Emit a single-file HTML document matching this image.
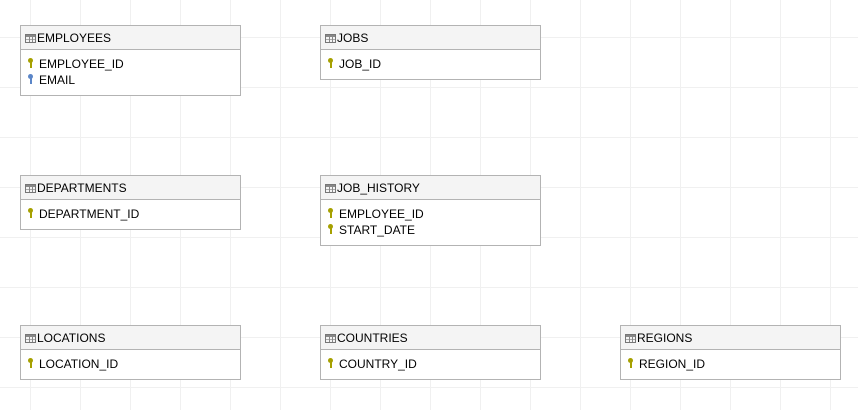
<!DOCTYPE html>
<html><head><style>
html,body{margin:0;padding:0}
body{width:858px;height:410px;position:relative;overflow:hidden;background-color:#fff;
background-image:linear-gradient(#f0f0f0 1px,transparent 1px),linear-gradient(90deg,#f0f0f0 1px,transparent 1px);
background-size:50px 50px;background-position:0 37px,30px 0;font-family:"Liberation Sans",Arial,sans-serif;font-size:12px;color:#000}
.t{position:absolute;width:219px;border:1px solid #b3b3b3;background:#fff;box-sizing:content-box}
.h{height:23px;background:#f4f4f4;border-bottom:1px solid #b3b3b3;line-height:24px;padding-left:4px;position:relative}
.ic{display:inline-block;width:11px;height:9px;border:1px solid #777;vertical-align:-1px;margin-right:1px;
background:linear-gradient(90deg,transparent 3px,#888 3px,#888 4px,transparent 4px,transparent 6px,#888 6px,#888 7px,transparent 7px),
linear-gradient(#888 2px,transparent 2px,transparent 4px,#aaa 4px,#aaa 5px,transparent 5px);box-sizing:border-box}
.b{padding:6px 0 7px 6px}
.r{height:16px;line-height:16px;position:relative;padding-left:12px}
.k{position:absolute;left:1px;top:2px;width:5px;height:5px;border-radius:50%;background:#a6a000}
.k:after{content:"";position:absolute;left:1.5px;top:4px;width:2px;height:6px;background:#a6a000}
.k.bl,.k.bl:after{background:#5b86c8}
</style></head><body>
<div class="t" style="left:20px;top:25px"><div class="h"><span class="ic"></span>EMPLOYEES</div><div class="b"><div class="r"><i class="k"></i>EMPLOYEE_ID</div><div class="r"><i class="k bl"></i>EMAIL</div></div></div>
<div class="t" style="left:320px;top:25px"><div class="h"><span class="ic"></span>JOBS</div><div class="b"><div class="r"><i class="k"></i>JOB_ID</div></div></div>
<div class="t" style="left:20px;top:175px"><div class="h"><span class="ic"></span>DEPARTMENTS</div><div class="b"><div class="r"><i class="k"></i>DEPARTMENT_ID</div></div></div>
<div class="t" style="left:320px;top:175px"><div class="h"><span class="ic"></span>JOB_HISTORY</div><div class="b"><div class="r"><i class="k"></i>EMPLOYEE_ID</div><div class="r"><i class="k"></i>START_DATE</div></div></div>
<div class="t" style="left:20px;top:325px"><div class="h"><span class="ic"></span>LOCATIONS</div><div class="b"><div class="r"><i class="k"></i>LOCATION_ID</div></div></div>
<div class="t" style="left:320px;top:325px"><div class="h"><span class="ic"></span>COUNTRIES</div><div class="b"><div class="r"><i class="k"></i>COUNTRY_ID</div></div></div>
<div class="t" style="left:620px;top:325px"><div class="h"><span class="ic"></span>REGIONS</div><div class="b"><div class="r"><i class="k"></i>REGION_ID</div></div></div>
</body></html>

........

GIVEN EXERCISE >> Reproduce the data verbatim. Do not carry any picture into the copy.

TASK OUTPUT >>
Emit a single-file HTML document matching this image.
<!DOCTYPE html>
<html><head><style>
html,body{margin:0;padding:0}
body{width:858px;height:410px;position:relative;overflow:hidden;background-color:#fff;
background-image:linear-gradient(#f0f0f0 1px,transparent 1px),linear-gradient(90deg,#f0f0f0 1px,transparent 1px);
background-size:50px 50px;background-position:0 37px,30px 0;font-family:"Liberation Sans",Arial,sans-serif;font-size:12px;color:#000}
.t{position:absolute;width:219px;border:1px solid #b3b3b3;background:#fff;box-sizing:content-box}
.h{height:23px;background:#f4f4f4;border-bottom:1px solid #b3b3b3;line-height:24px;padding-left:4px;position:relative}
.ic{display:inline-block;width:11px;height:9px;border:1px solid #777;vertical-align:-1px;margin-right:1px;
background:linear-gradient(90deg,transparent 3px,#888 3px,#888 4px,transparent 4px,transparent 6px,#888 6px,#888 7px,transparent 7px),
linear-gradient(#888 2px,transparent 2px,transparent 4px,#aaa 4px,#aaa 5px,transparent 5px);box-sizing:border-box}
.b{padding:6px 0 7px 6px}
.r{height:16px;line-height:16px;position:relative;padding-left:12px}
.k{position:absolute;left:1px;top:2px;width:5px;height:5px;border-radius:50%;background:#a6a000}
.k:after{content:"";position:absolute;left:1.5px;top:4px;width:2px;height:6px;background:#a6a000}
.k.bl,.k.bl:after{background:#5b86c8}
</style></head><body>
<div class="t" style="left:20px;top:25px"><div class="h"><span class="ic"></span>EMPLOYEES</div><div class="b"><div class="r"><i class="k"></i>EMPLOYEE_ID</div><div class="r"><i class="k bl"></i>EMAIL</div></div></div>
<div class="t" style="left:320px;top:25px"><div class="h"><span class="ic"></span>JOBS</div><div class="b"><div class="r"><i class="k"></i>JOB_ID</div></div></div>
<div class="t" style="left:20px;top:175px"><div class="h"><span class="ic"></span>DEPARTMENTS</div><div class="b"><div class="r"><i class="k"></i>DEPARTMENT_ID</div></div></div>
<div class="t" style="left:320px;top:175px"><div class="h"><span class="ic"></span>JOB_HISTORY</div><div class="b"><div class="r"><i class="k"></i>EMPLOYEE_ID</div><div class="r"><i class="k"></i>START_DATE</div></div></div>
<div class="t" style="left:20px;top:325px"><div class="h"><span class="ic"></span>LOCATIONS</div><div class="b"><div class="r"><i class="k"></i>LOCATION_ID</div></div></div>
<div class="t" style="left:320px;top:325px"><div class="h"><span class="ic"></span>COUNTRIES</div><div class="b"><div class="r"><i class="k"></i>COUNTRY_ID</div></div></div>
<div class="t" style="left:620px;top:325px"><div class="h"><span class="ic"></span>REGIONS</div><div class="b"><div class="r"><i class="k"></i>REGION_ID</div></div></div>
</body></html>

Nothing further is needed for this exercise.